By Mike Meyer ~ Honolulu ~ December 5, 2020
The reality of the complexity that we must handle in our daily lives is intruding into the public consciousness. Recognizing the existence of a specific problem is an important step in managing that problem. Sadly this may not be applicable now.
Beyond the fear caused by the level of complexity in daily life is the justification of that fear. We have reached levels that require a larger and larger percentage of the population to function at levels for which they are not equipped.
A major iteration of these complex problems is that this is not a failure that can be ascribed as a fault to those struggling with this problem. This fear has been haunting us for centuries and has been emerging as a reality for decades. Those who have written about this do so only with growing concern and urgency in the struggle against the limits of our understanding.
We see and read about it as information overload, social polarization, recognition of structural racism, and political collapse. These are symptoms rather than problems; hence efforts to solve them fail repeatedly. That, too, is an example of the complexity that is an aspect of the cause at our current capability to articulate it.
Our inability to see past the symptoms requires us to see entangled interconnections at all levels of human culture and the integration of those with the patterns we identify as physical reality. This is the level of hyperobjects.
It is always difficult to see the forest for the trees when you're lost in the forest. Not only is this a forest and not just a bunch of trees, but this forest is not only in the dimensions that we know intuitively. We don’t have the language to describe this and work to create languages that can assist in recognition. That must happen and be broadly integrated into human societies before any hope of effective changes can begin.
New perspectives are needed. Another aspect of this hyperobject problem set is that one perspective is completely inadequate. There are too many dimensions with information that we cannot see but must see to understand what is happening. We even understand this now as the problem of two-dimensional beings in a three-dimensional world.
An interesting exercise may be to ask people who you know if they are familiar with Flatland. I’m afraid that this will be depressing, especially as Flatland was published in 1884. But this is well known now and has expanded in the public consciousness in the last twenty to thirty years.
But as I’m sure you are aware, we are dealing with something on the order of eleven dimensions in String Theory. That effort to merge general relativity and quantum mechanics also illustrates the problem we are discussing.
Western civilization split human knowledge into physical objects whose relationships could be physically (empirically) tested and everything else. Initially, those empirically testable relationships did not include what those objects actually were beyond molecular interactions and, then, at atomic levels.
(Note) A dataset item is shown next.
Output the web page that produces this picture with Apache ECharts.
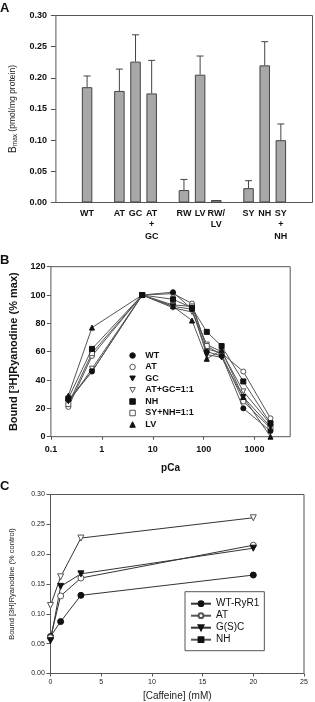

Quantum mechanics, with its defining characteristic of uncertainty, has been the result of backing into what things are from how they relate. The brutal reality is that we understand that everything exists as patterns and relationships of forces that are the universe's actual nature.
In the context of this discussion, I suspect that we need to greatly expand our understanding of relationships between all the forces in our universe. A huge realization has emerged that we need to change our categorizations to merge everything into conscious awareness. That means we must eliminate the distinction between those things with hair, eyes, and noses and everything else, and then understand that all objects are information.
This leaves us needing to recognize that even rocks are more like us than we really want to admit. We need to be considerate of everything. So another aspect that must be merged with us as described in Vibrant Matter.
That brings us to diversity and identity, another set of battlefields in the doomed effort of the most fearful to prevent ever more disruptive change.
I am trying very hard to make this all understandable as a proposed description of our fearful problems and not pointlessly confuse the issues. That is hard when the working supposition is that everything is too complex to fully understand in our present state.
If all matter has some degree of vibrancy and is much more alike at a fundamental level, that, incidentally, is beyond our ability to access other than through the filter of our senses, then we must deal with maximum diversity. We need to be conscious and, perhaps even, mindful of everything.
Wait, doesn’t that ring a bell or two? Much of our difficulty is in having failed to be aware of the implications and consequences of how we interacted with people and things over the last four hundred years. I want to present that as a non-political statement.
That leads to another non-political statement that, incidentally, steps on a bunch of political sensitivities. Our problems come from failing to understand and manage diversity, not from diversity. I don’t expect that the people shouting at Trump rallies, may that end very soon, will even acknowledge that as a sentence, but they are the product of symptomatic reactions to rapid changes in our awareness.
Diversity is not a choice but a reality in a universe containing hyperobjects that we can no longer ignore. Our expansion on this planet and the consequences of limited perspective have brought the awareness of problems at the hyperobject level down on us.
This is very much a lesson being learned with the COVID pandemic. A pandemic virus doesn’t care. It must be understood and cannot be fooled into disappearing. Complexity in massive problems cannot be ignored.
Sentient beings have a higher level of agency in this universe, but they may also, then, choose to give up that agency. Assuming that we are above or beyond, everything around us is not an effective role in this universe. Nothing is truly isolated or separated. That is an illusion.